Greenwashing
Fonte: Climate-pact Europa
Dati recenti della Commissione europea dimostrano che molti marchi e rivenditori di moda sono colpevoli di greenwashing e di esagerare le loro credenziali di sostenibilità senza prove.
Questo è ciò che definiamo “greenwashing”: le aziende danno una falsa impressione del loro impatto ambientale o dei loro benefici.
Ad esempio, molti marchi fanno una vasta gamma di affermazioni sulle fibre che utilizzano senza fornire prove delle loro credenziali ambientali.
I consumatori dovrebbero anche prestare attenzione al significato di etichette e certificazioni (vedi capitolo successivo): ci sono più di 200 etichette ambientali attive nell’UE e più di 450 attive in tutto il mondo; alcuni di questi metodi e iniziative sono affidabili, altri no.
I marchi possono anche affermare che i loro prodotti sono sostenibili, tenendo conto solo di alcune componenti dei loro prodotti, ad esempio parlando di materiali e aspetti ambientali, ma tralasciando i processi e gli aspetti sociali, condividendo così informazioni fuorvianti.
Questo atteggiamento poco chiaro e incoerente tra parole e azioni influisce anche sull’impegno sociale. Molti grandi marchi della moda hanno sostenuto pubblicamente cause sociali, ad esempio in solidarietà con movimenti come Black Lives Matter e Stop Asian Hate sui social media.

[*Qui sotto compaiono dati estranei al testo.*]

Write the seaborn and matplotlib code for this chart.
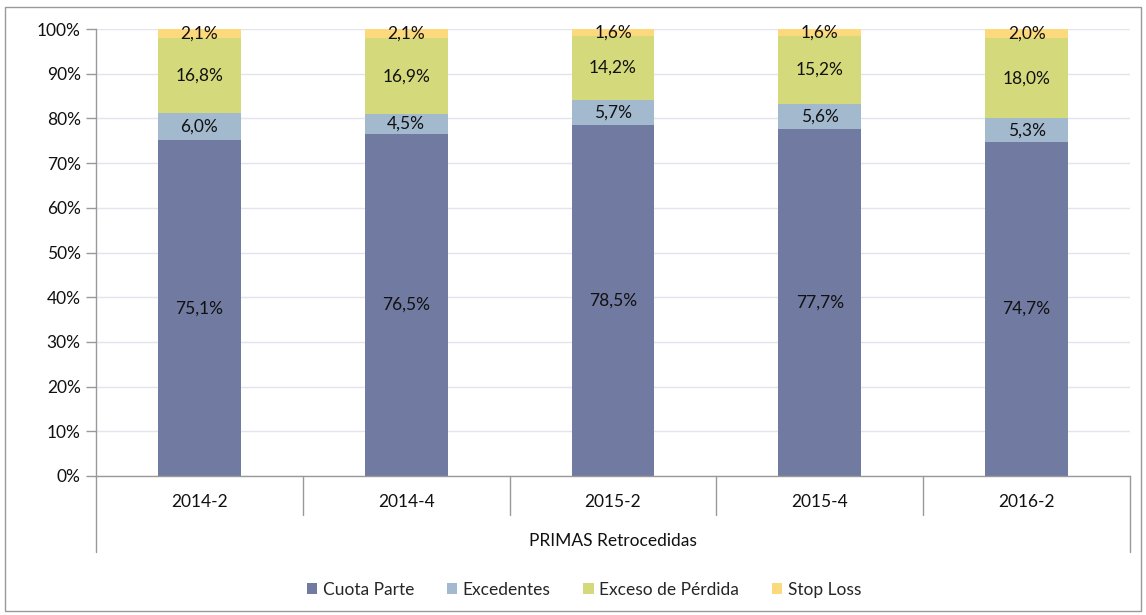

Questo sostegno deve tradursi in un’azione responsabile nell’affrontare la discriminazione e la disuguaglianza nelle loro operazioni e catene di fornitura.
Tuttavia, Fashion Transparency Index riporta che solo il 3% dei marchi divulga volontariamente il divario retributivo etnico annuale nelle proprie attività e solo l’8% pubblica le proprie azioni in materia di uguaglianza razziale ed etnica nelle proprie catene di fornitura. [1]
Ciò è particolarmente sorprendente se si considera che enormi volumi di produzione avvengono in regioni in cui le questioni di migrazione, casta ed etnia facilitano l’abuso e lo sfruttamento del lavoro, come in India, Bangladesh, Pakistan, Nepal e Sri Lanka. In India, ad esempio, i lavoratori dell’abbigliamento a domicilio sono quasi esclusivamente donne e ragazze appartenenti a comunità etniche storicamente oppresse, che subiscono alti volumi di sfruttamento; oppure i lavoratori di una comunità di casta inferiore sono presi di mira dai reclutatori di lavoratori dell’abbigliamento migranti.
Il greenwashing trae in inganno gli operatori del mercato e non dà il giusto valore alle aziende che si impegnano davvero per rendere più ecologici i loro prodotti e processi. In definitiva, danneggia i tentativi di passare a un’economia più verde.
Per affrontare questo problema, la Strategia europea per il tessile sostenibile fornisce direttive sul greenwashing. Il regolamento stabilisce che le dichiarazioni ambientali che non sono supportate da strumenti di misurazione delle prestazioni ambientali, come le certificazioni riconosciute, saranno vietate e che i marchi di sostenibilità volontari che coprono gli aspetti ambientali o sociali dovranno basarsi su verifiche di terzi o essere stabiliti dalle autorità pubbliche.
Mentre l’Unione Europea sta riflettendo su come impostare queste direttive, il gruppo Kering ha appena rilasciato una “Guidance for Sustainability Claims”, come parte della guida alla strategia di sostenibilità del gruppo, che esplora molti aspetti della comunicazione sulla sostenibilità, come l’uso di claim precisi e verificabili, che non abusino di immagini legate alla natura. Tutti i marchi appartenenti al gruppo dovranno attenersi a una serie di precise linee guida per rendere più trasparente la loro comunicazione ai consumatori.
In definitiva, è essenziale che le dichiarazioni di prestazione ambientale di aziende e prodotti siano affidabili, comparabili e verificabili in tutta l’UE, per incoraggiare gli attori del mercato – consumatori, imprese, investitori – a prendere decisioni più ecologiche.